Heru juga mengutip publikasi dari Ikatan Hakim Indonesia (IKAHI) terkait hasil pemeriksaan dugaan pelanggaran kode etik dan pedoman perilaku hakim pada 26 Agustus 2024. Dia menegaskan bahwa pengawasan tidak boleh mengurangi independensi hakim dalam memutus perkara, serta menilai bahwa publikasi KY mengenai hasil pemeriksaan mereka bertentangan dengan prinsip kehati-hatian dan kerahasiaan.

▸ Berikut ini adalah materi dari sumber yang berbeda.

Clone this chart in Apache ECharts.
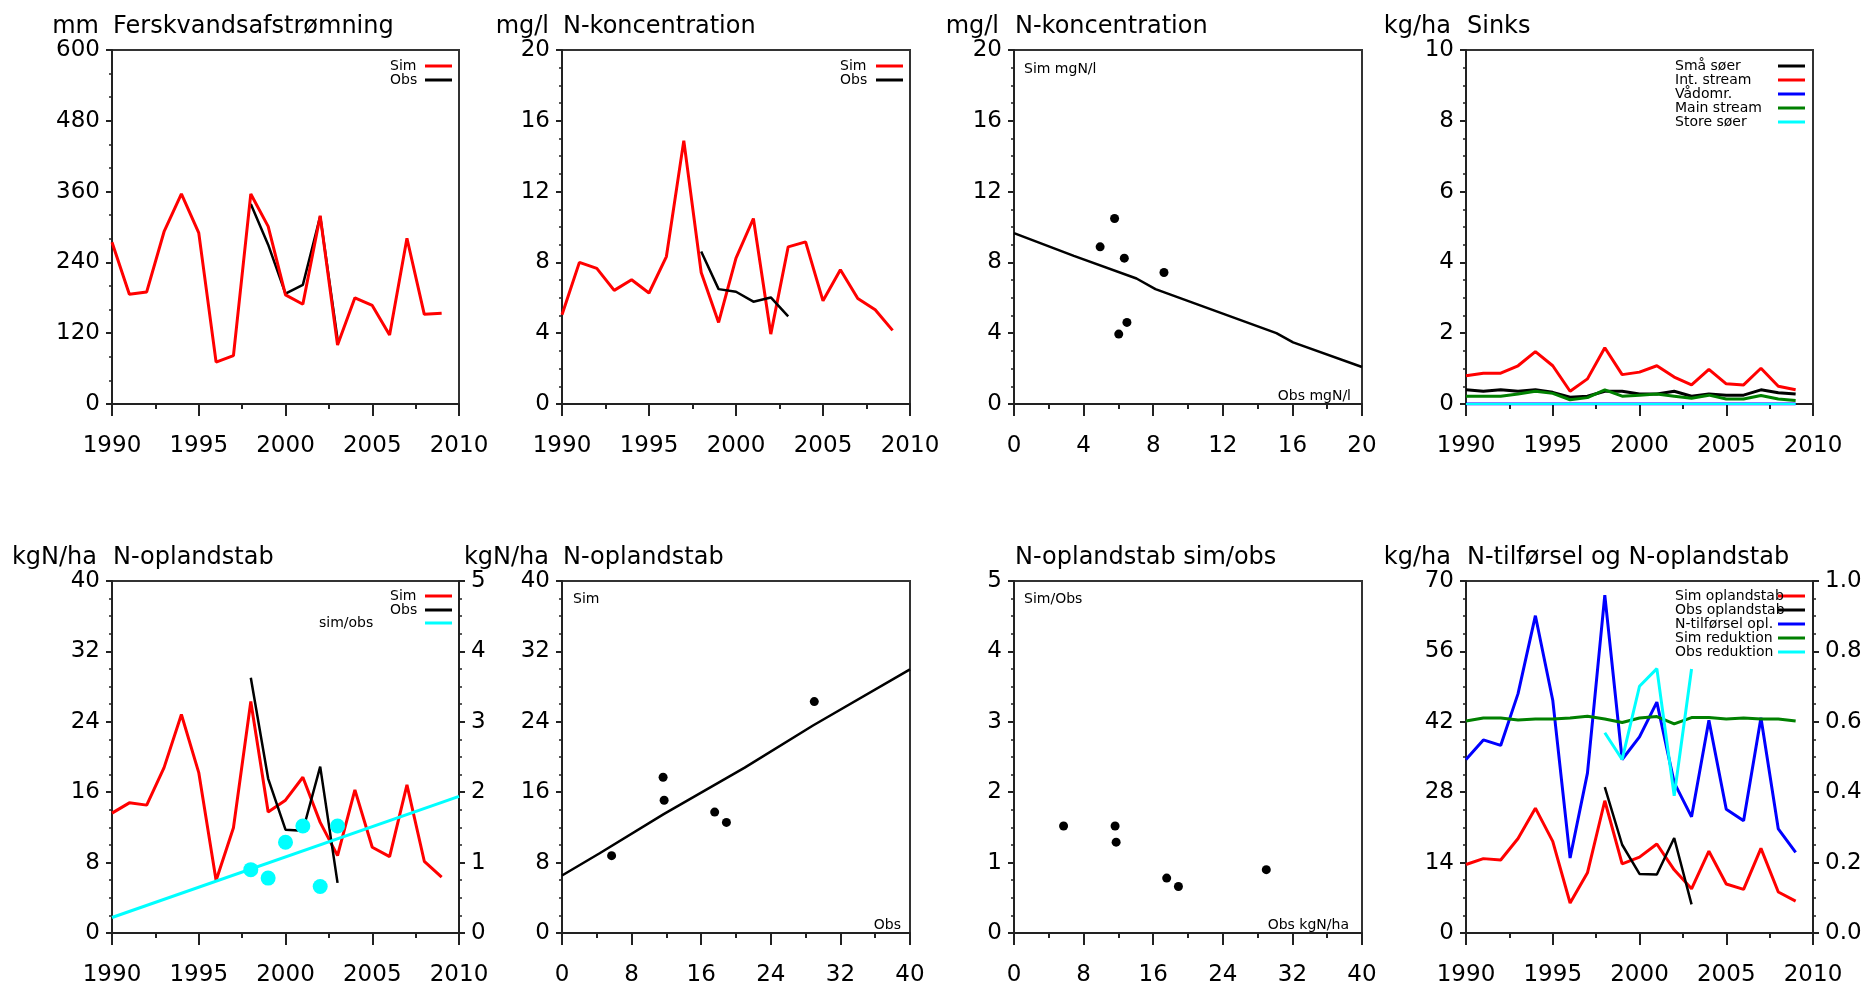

Hakim yang memimpin persidangan meminta agar keberatan tersebut disampaikan dalam nota pembelaan atau pleidoi. Dalam kesempatan yang sama, kuasa hukum Heru menyatakan bahwa mereka akan menghadirkan sembilan saksi dan ahli meringankan.

“Saksi ahli 4, saksi fakta 5 Yang Mulia,” kata kuasa hukum Heru Hanindyo.

Namun, berbeda dengan Heru, kuasa hukum Erintuah dan Mangapul menyatakan bahwa mereka tidak akan mengajukan saksi yang meringankan.

“Dari pihak Pak Mangapul dan Pak Erintuah?” tanya ketua majelis hakim Teguh Santoso.

“Mohon izin Yang Mulia, dengan melihat pemeriksaan tadi kami tidak akan mengajukan saksi atau ahli meringankan,” jawab kuasa hukum mereka.

Dakwaan Suap dan Vonis Bebas Ronald Tannur

Ketiga hakim ini didakwa menerima suap sebesar Rp 1 miliar dan SGD 308 ribu (sekitar Rp 3,6 miliar) untuk memberikan vonis bebas kepada Ronald Tannur dalam kasus kematian Dini Sera Afrianti. Jaksa menyatakan bahwa mereka menerima suap agar membebaskan Ronald dari segala tuntutan hukum.

“Telah melakukan atau turut serta melakukan perbuatan, hakim yaitu Terdakwa Erintuah Damanik, Heru Hanindyo, dan Mangapul yang memeriksa dan memutus perkara pidana atas nama Gregorius Ronald Tannur, berdasarkan Penetapan Wakil Ketua Pengadilan Negeri Surabaya Kelas IA Khusus Nomor 454/Pid.B/2024/PN Sby tanggal 5 Maret 2024, yang menerima hadiah atau janji, berupa uang tunai sebesar Rp 1 miliar dan SGD 308 ribu,” ujar jaksa penuntut umum.

Kasus ini bermula dari kematian Dini Sera Afrianti, yang menyeret Ronald Tannur ke pengadilan. Ibunda Ronald, Meirizka Widjaja, kemudian meminta bantuan pengacara Lisa Rahmat untuk mengupayakan kebebasan anaknya. Lisa Rahmat lalu berkoordinasi dengan mantan pejabat Mahkamah Agung, Zarof Ricar, untuk mencari hakim yang dapat memberikan putusan bebas bagi Ronald.

Setelah suap diberikan, Ronald akhirnya divonis bebas. Namun, belakangan terungkap bahwa putusan tersebut merupakan hasil transaksi suap. Jaksa kemudian mengajukan kasasi atas putusan tersebut, yang akhirnya dikabulkan Mahkamah Agung. Ronald kini telah divonis 5 tahun penjara.